Child custody means having the legal right to make major decisions about how to care for and raise your child. Custody is not about who your child lives with or how much time your child spends with each of you.

For example, even if you have custody and are the only one who can make decisions about your child, your child might live equal amounts of time with you and your partner. Or, your child might live mainly with you, but you and your partner have joint custody and share decision-making.

The parent with custody has the right to make important decisions about:

  • education
  • medical care
  • religion

There are different kinds of custody arrangements that say who can make these kinds of major decisions. The most common are joint custody and sole custody.

Joint custody means that both parents together make these major decisions about their child's life.

Sole custody means that one parent makes these major decisions about their child's life and the other parent is told about the decision that was made.

In some cases, other people might get custody, such as a step-parent, grandparent, or other relative. Or, it could be someone outside the family who has a close relationship with the child.

If you and your partner agree on custody arrangements, you can put what you've agreed on in an agreement.

If you can't agree, you can ask a family law professional like a mediator to help you work out an agreement.
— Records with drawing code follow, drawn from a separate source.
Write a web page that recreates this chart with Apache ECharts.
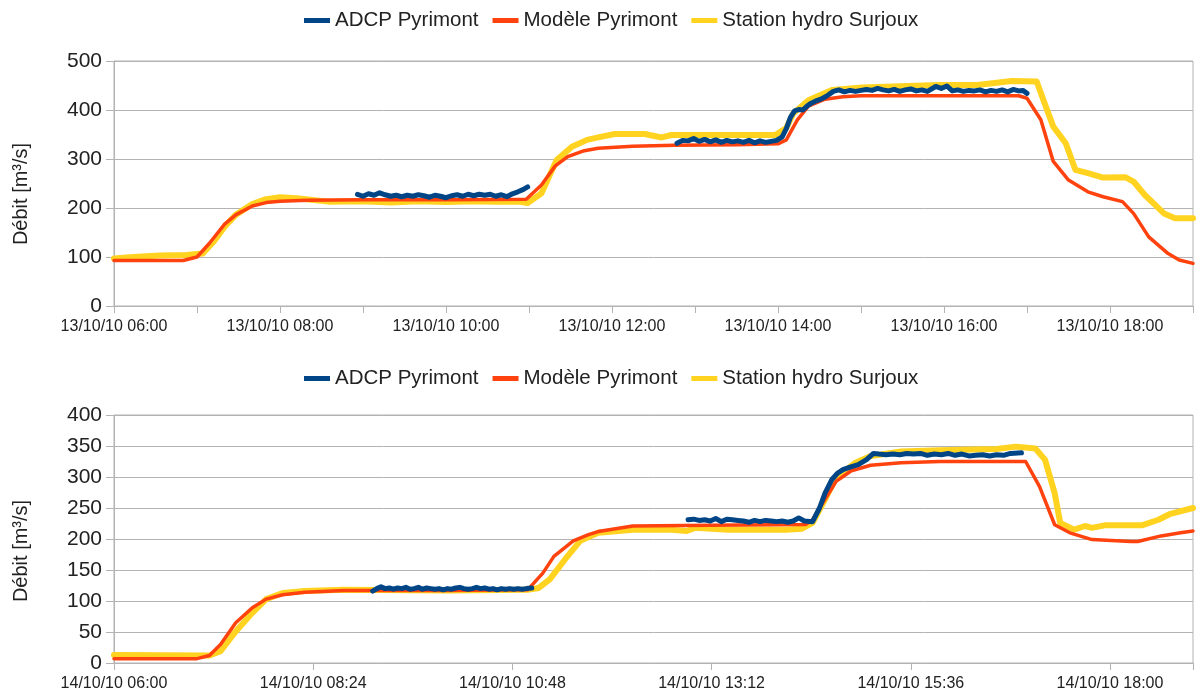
<!DOCTYPE html>
<html>
<head>
<meta charset="utf-8">
<script src="https://cdn.jsdelivr.net/npm/echarts@6/dist/echarts.min.js"></script>
<style>
html, body { margin: 0; padding: 0; background: #fff; }
#chart { width: 1196px; height: 697px; }
</style>
</head>
<body>
<div id="chart"></div>
<script>
// series names (legend order)
var names = ['ADCP Pyrimont', 'Modèle Pyrimont', 'Station hydro Surjoux'];
var colors = ['#004586', '#ff420e', '#ffd320'];

// 13/10/10 -- [time, débit m3/s]
var adcp13 = [
  ['08:56',228],['09:00',224],['09:04',229],['09:08',226],['09:12',231],['09:16',227],['09:20',224],['09:24',226],
  ['09:28',223],['09:32',226],['09:36',224],['09:40',227],['09:44',225],['09:48',222],['09:52',226],['09:56',224],
  ['10:00',221],['10:04',225],['10:08',227],['10:12',224],['10:16',228],['10:20',225],['10:24',228],['10:28',226],
  ['10:32',228],['10:36',224],['10:40',227],['10:44',223],['10:48',229],['10:52',233],['10:56',238],['10:59',243],
  ['11:30',null],
  ['12:47',332],['12:51',338],['12:55',337],['12:59',342],['13:03',336],['13:07',340],['13:11',335],['13:15',339],
  ['13:19',334],['13:23',338],['13:27',335],['13:31',337],['13:35',334],['13:39',338],['13:43',333],['13:47',337],
  ['13:51',334],['13:55',336],['13:59',338],['14:03',345],['14:06',362],['14:09',385],['14:12',398],['14:15',401],
  ['14:18',400],['14:21',408],['14:24',414],['14:27',418],['14:30',421],['14:33',425],['14:36',430],['14:40',438],
  ['14:44',441],['14:48',437],['14:52',440],['14:56',438],['15:00',440],['15:04',442],['15:08',440],['15:12',444],
  ['15:16',441],['15:20',439],['15:24',442],['15:28',438],['15:32',441],['15:36',443],['15:40',439],['15:44',441],
  ['15:48',438],['15:54',448],['15:58',444],['16:02',449],['16:06',439],['16:10',441],['16:14',438],['16:18',440],
  ['16:22',439],['16:26',441],['16:30',437],['16:34',440],['16:38',438],['16:42',441],['16:46',437],['16:50',442],
  ['16:54',439],['16:57',440],['17:00',434]
];
var model13 = [
  ['06:00',93],['06:50',93],['07:00',100],['07:09',128],['07:20',167],['07:28',186],['07:40',204],['07:50',211],
  ['08:00',214],['08:20',216],['09:00',217],['10:00',217],['10:58',218],['11:09',247],['11:19',286],['11:28',305],
  ['11:40',317],['11:50',322],['12:15',326],['12:45',328],['13:30',329],['14:00',331],['14:06',339],['14:14',380],
  ['14:22',408],['14:34',422],['14:47',427],['15:00',429],['16:00',429],['16:54',429],['17:00',424],['17:10',380],
  ['17:19',295],['17:30',257],['17:44',233],['17:55',223],['18:09',213],['18:17',189],['18:28',141],['18:42',107],
  ['18:50',94],['19:00',87]
];
var station13 = [
  ['06:00',97],['06:14',100],['06:33',103],['06:52',104],['07:04',107],['07:12',131],['07:20',162],['07:28',186],
  ['07:40',208],['07:50',218],['08:00',222],['08:12',220],['08:35',213],['09:00',214],['09:20',211],['09:40',214],
  ['10:00',212],['10:20',214],['10:36',213],['10:53',213],['10:59',210],['11:09',230],['11:20',298],['11:31',325],
  ['11:42',339],['11:50',344],['12:02',351],['12:24',351],['12:27',349],['12:36',344],['12:43',349],['13:10',349],
  ['13:58',349],['14:06',363],['14:11',393],['14:22',420],['14:39',441],['15:01',446],['15:56',451],['16:24',451],
  ['16:49',459],['17:07',458],['17:11',427],['17:19',366],['17:28',332],['17:35',278],['17:44',271],['17:55',262],
  ['18:11',263],['18:17',254],['18:25',227],['18:39',189],['18:47',179],['19:00',179]
];

// 14/10/10
var adcp14 = [
  ['09:07',116],['09:10',120],['09:13',123],['09:16',120],['09:19',121],['09:22',119],['09:25',121],['09:28',120],
  ['09:31',122],['09:34',119],['09:37',120],['09:40',122],['09:43',119],['09:46',121],['09:49',120],['09:52',119],
  ['09:55',120],['09:58',118],['10:01',120],['10:04',119],['10:07',121],['10:10',122],['10:13',120],['10:16',119],
  ['10:19',120],['10:22',122],['10:25',120],['10:28',121],['10:31',119],['10:34',120],['10:37',118],['10:40',120],
  ['10:43',119],['10:46',120],['10:49',119],['10:52',120],['10:55',119],['10:58',120],['11:02',121],
  ['12:00',null],
  ['12:55',231],['12:59',232],['13:03',230],['13:07',231],['13:11',229],['13:15',233],['13:19',228],['13:23',232],
  ['13:27',231],['13:31',230],['13:35',229],['13:39',227],['13:43',230],['13:47',228],['13:51',230],['13:55',229],
  ['13:59',228],['14:03',229],['14:07',227],['14:11',229],['14:15',234],['14:19',229],['14:25',228],['14:30',250],
  ['14:34',274],['14:39',296],['14:43',306],['14:47',312],['14:52',316],['14:58',320],['15:04',328],['15:09',338],
  ['15:13',337],['15:18',336],['15:23',337],['15:28',336],['15:33',338],['15:38',337],['15:43',338],['15:48',335],
  ['15:53',337],['15:58',336],['16:03',338],['16:08',335],['16:13',337],['16:18',334],['16:23',335],['16:28',336],
  ['16:33',334],['16:38',336],['16:43',335],['16:48',338],['16:56',339]
];
var model14 = [
  ['06:00',7],['07:00',7],['07:09',12],['07:17',30],['07:28',65],['07:40',89],['07:50',103],['08:02',110],
  ['08:18',114],['08:46',117],['10:00',117],['10:59',118],['11:10',145],['11:18',172],['11:32',197],['11:43',207],
  ['11:50',212],['12:15',221],['13:11',222],['14:20',223.5],['14:25',231],['14:34',264],['14:42',293],['14:53',310],
  ['15:07',319],['15:29',323],['15:57',325],['16:59',325],['17:09',285],['17:20',223],['17:31',210],['17:47',199],
  ['18:15',196],['18:20',196],['18:37',205],['18:51',210],['19:00',213]
];
var station14 = [
  ['06:00',13],['07:09',12],['07:17',19],['07:28',51],['07:40',81],['07:50',103],['08:02',113],['08:18',116],
  ['08:46',118],['10:00',117],['10:59',118],['11:07',121],['11:15',135],['11:26',167],['11:37',197],['11:50',210],
  ['12:15',215],['12:43',215],['12:54',213],['13:00',218],['13:24',215],['14:06',215],['14:17',216.5],['14:25',226],
  ['14:34',264],['14:42',299],['14:56',323],['15:07',334],['15:29',341],['15:57',343],['16:38',345],['16:52',349],
  ['17:06',346],['17:13',328],['17:20',274],['17:24',226],['17:34',215],['17:42',221],['17:47',218],['17:56',222],
  ['18:23',222],['18:35',231],['18:43',240],['19:00',250]
];

var FONT = 'Liberation Sans';
var START = 360; // 06:00 in minutes

// "HH:MM" -> minutes since 06:00
function pts(arr) {
    return arr.map(function (p) {
        var hm = p[0].split(':');
        return [(+hm[0]) * 60 + (+hm[1]) - START, p[1]];
    });
}

function timeLabel(day, step) {
    return function (v) {
        var m = Math.round(v);
        if (m % step !== 0) return '';
        var t = m + START;
        var hh = Math.floor(t / 60), mm = t % 60;
        return day + ' ' + (hh < 10 ? '0' : '') + hh + ':' + (mm < 10 ? '0' : '') + mm;
    };
}

var grey = '#b3b3b3';

function xAx(idx, day, step) {
    return {
        type: 'value', gridIndex: idx, min: 0, max: 780, interval: step === 120 ? 60 : 144,
        axisLine: { lineStyle: { color: grey } },
        axisTick: { length: 7, lineStyle: { color: grey } },
        splitLine: { show: false },
        axisLabel: { formatter: timeLabel(day, step), fontFamily: FONT, fontSize: 16, color: '#222', margin: 13 }
    };
}
function yAx(idx, max, step) {
    return {
        type: 'value', gridIndex: idx, min: 0, max: max, interval: step,
        axisLine: { show: true, lineStyle: { color: grey } },
        axisTick: { show: true, length: 8, lineStyle: { color: grey } },
        splitLine: { lineStyle: { color: grey } },
        axisLabel: { fontFamily: FONT, fontSize: 21, color: '#222', margin: 12 }
    };
}
function line(idx, k, data, w) {
    return {
        name: names[k], type: 'line', xAxisIndex: idx, yAxisIndex: idx,
        data: pts(data), showSymbol: false, symbol: 'none', color: colors[k],
        lineStyle: { width: w, color: colors[k], cap: 'round', join: 'round' }
    };
}
function legend(top) {
    return {
        data: names, left: 299, top: top, icon: 'rect', itemWidth: 26, itemHeight: 5, itemGap: 14,
        textStyle: { fontFamily: FONT, fontSize: 20.5, color: '#222' }
    };
}
function yTitle(y) {
    return {
        type: 'text', x: 21, y: y, rotation: Math.PI / 2,
        style: { text: 'Débit [m³/s]', font: '20px "Liberation Sans"', fill: '#222',
                 textAlign: 'center', textVerticalAlign: 'middle' }
    };
}

var chart = echarts.init(document.getElementById('chart'));
chart.setOption({
    animation: false,
    backgroundColor: '#fff',
    legend: [legend(5), legend(363)],
    grid: [
        { left: 114, right: 1, top: 61, height: 245, show: true, borderColor: grey, borderWidth: 1 },
        { left: 114, right: 1, top: 415, height: 248, show: true, borderColor: grey, borderWidth: 1 }
    ],
    xAxis: [xAx(0, '13/10/10', 120), xAx(1, '14/10/10', 144)],
    yAxis: [yAx(0, 500, 100), yAx(1, 400, 50)],
    graphic: [yTitle(194), yTitle(551)],
    series: [
        line(0, 2, station13, 6), line(0, 1, model13, 3.5), line(0, 0, adcp13, 5),
        line(1, 2, station14, 6), line(1, 1, model14, 3.5), line(1, 0, adcp14, 5)
    ]
});
</script>
</body>
</html>
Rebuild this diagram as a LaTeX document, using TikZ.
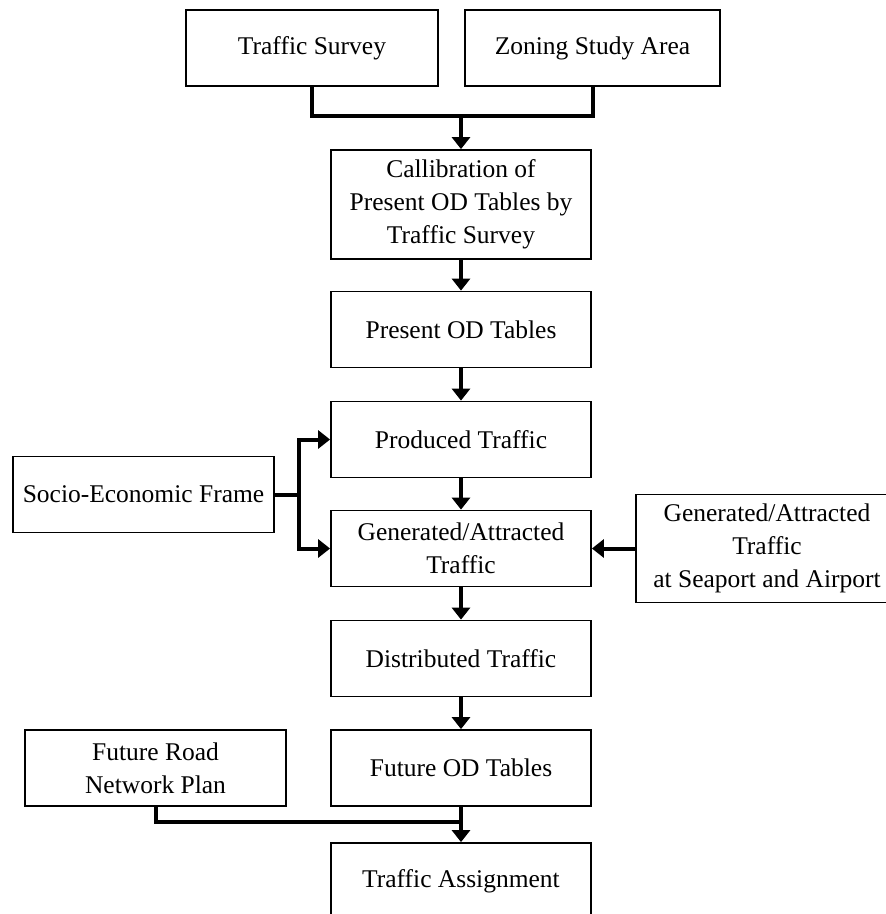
\documentclass[tikz,border=0pt]{standalone}
\usepackage{fontspec}
\setmainfont{Liberation Serif}
\usetikzlibrary{arrows.meta}

\begin{document}
\begin{tikzpicture}[x=1pt, y=1pt,
  box/.style={draw, line width=1.8pt, minimum width=260pt, minimum height=76pt,
    inner sep=0pt, align=center, font=\fontsize{25.5pt}{33pt}\selectfont},
  link/.style={line width=4pt, line join=miter},
  arrow/.style={link, -{Triangle[width=18pt,length=12pt]}}]
\useasboundingbox (0, 0) rectangle (886, -914);

\node (survey) at (312, -48) [box, minimum width=252pt] {Traffic Survey};
\node (zoning) at (592.5, -48) [box, minimum width=255pt] {Zoning Study Area};
\node (calib) at (461, -204.5) [box, minimum height=109pt] {Callibration of\\Present OD Tables by\\Traffic Survey};
\node (present) at (461, -329.5) [box] {Present OD Tables};
\node (produced) at (461, -439.5) [box] {Produced Traffic};
\node (generated) at (461, -548.5) [box] {Generated/Attracted\\Traffic};
\node (distributed) at (461, -658.5) [box] {Distributed Traffic};
\node (futureod) at (461, -768) [box] {Future OD Tables};
\node (assign) at (461, -881) [box] {Traffic Assignment};

\node (socio) at (143.5, -494.5) [box, minimum width=261pt] {Socio-Economic Frame};
\node (seaport) at (767, -548.5) [box, minimum width=262pt, minimum height=108pt] {Generated/Attracted\\Traffic\\at Seaport and Airport};
\node (futureroad) at (155.5, -768) [box, minimum width=261pt] {Future Road\\Network Plan};

\coordinate (topjoin) at (461, -116);
\coordinate (sociojoin) at (299, -494.5);
\coordinate (roadjoin) at (461, -822);

\draw [link] (survey.south) |- (topjoin) -| (zoning.south);
\draw [arrow] (topjoin) -- (calib);
\draw [arrow] (calib) -- (present);
\draw [arrow] (present) -- (produced);
\draw [arrow] (produced) -- (generated);
\draw [arrow] (generated) -- (distributed);
\draw [arrow] (distributed) -- (futureod);
\draw [arrow] (futureod) -- (assign);

\draw [link] (socio) -- (sociojoin);
\draw [arrow] (sociojoin) |- (produced);
\draw [arrow] (sociojoin) |- (generated);
\draw [arrow] (seaport) -- (generated);

\draw [link] (futureroad.south) |- (roadjoin);
\end{tikzpicture}
\end{document}
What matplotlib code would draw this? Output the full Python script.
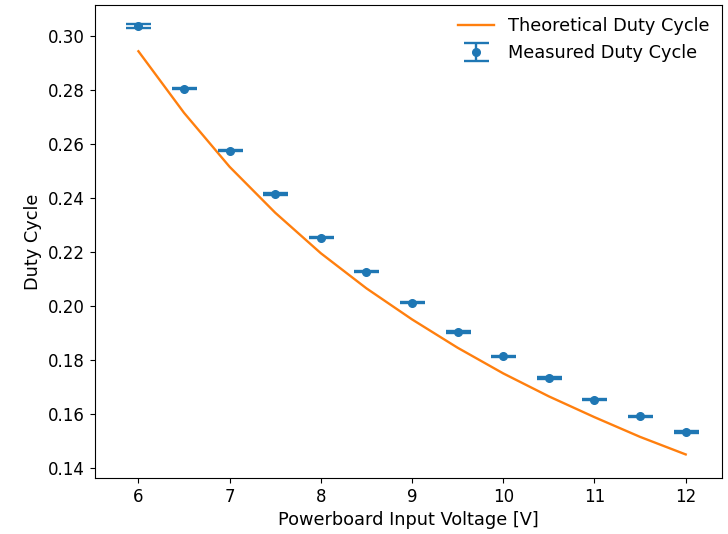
import numpy as np
import matplotlib
matplotlib.use('Agg')
import matplotlib.pyplot as plt

# 01 Data
InputVoltage = [6.0, 6.5, 7.0, 7.5, 8.0, 8.5, 9.0, 9.5, 10.0, 10.5, 11.0, 11.5, 12.0]
TheoreticalDuty = [0.2943, 0.2715, 0.2515, 0.2345, 0.2195, 0.2065, 0.1950,
                   0.1845, 0.1750, 0.1665, 0.1588, 0.1515, 0.1450]
MeasuredDuty = [0.3037, 0.2805, 0.2575, 0.2414, 0.2253, 0.2127, 0.2012,
                0.1903, 0.1813, 0.1733, 0.1653, 0.1591, 0.1534]
MeasuredError = [0.0008, 0.0003, 0.0003, 0.0003, 0.0003, 0.0003, 0.0003,
                 0.0003, 0.0003, 0.0003, 0.0003, 0.0003, 0.0003]

# 02 Plot
Figure = plt.figure(figsize=(7.28, 5.34), dpi=100)
Axes = Figure.add_axes([0.130, 0.105, 0.862, 0.886])
Axes.plot(InputVoltage, TheoreticalDuty, color='#ff7f0e', linewidth=1.7, label='Theoretical Duty Cycle')
Axes.errorbar(InputVoltage, MeasuredDuty, yerr=MeasuredError, fmt='o', markersize=5.5,
              color='#1f77b4', capsize=9, elinewidth=1.7, capthick=1.7, label='Measured Duty Cycle')
Axes.set_xlim([5.52, 12.4])
Axes.set_ylim([0.1363, 0.3115])
Axes.set_xticks([6, 7, 8, 9, 10, 11, 12])
Axes.set_yticks(np.arange(0.14, 0.301, 0.02))
Axes.tick_params(labelsize=12)
Axes.set_xlabel('Powerboard Input Voltage [V]', fontsize=12.8)
Axes.set_ylabel('Duty Cycle', fontsize=12.8)
Axes.legend(loc='upper right', frameon=False, fontsize=12.8, borderaxespad=0.3)
plt.savefig('out.png', dpi=100)
plt.close(Figure)
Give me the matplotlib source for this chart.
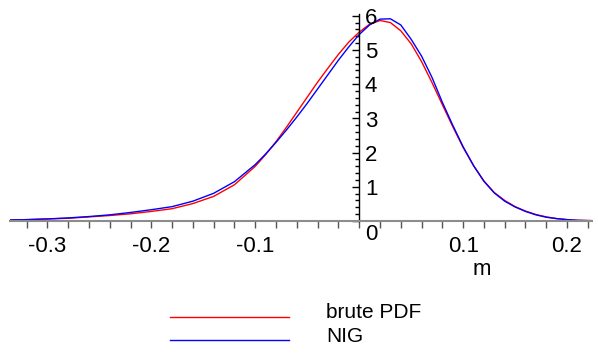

For example, each family court location in Ontario offers subsidized mediation services. You can get up to 8 hours of mediation for a fee that is based on each person's income. You can use this service whether or not you have a court case. And if you have a court case, you can get up to 2 hours of mediation for free at the court.

Or, you can go to court and ask a judge to decide. The judge uses a legal test called the best interests of the child to make decisions about custody, access, and parenting.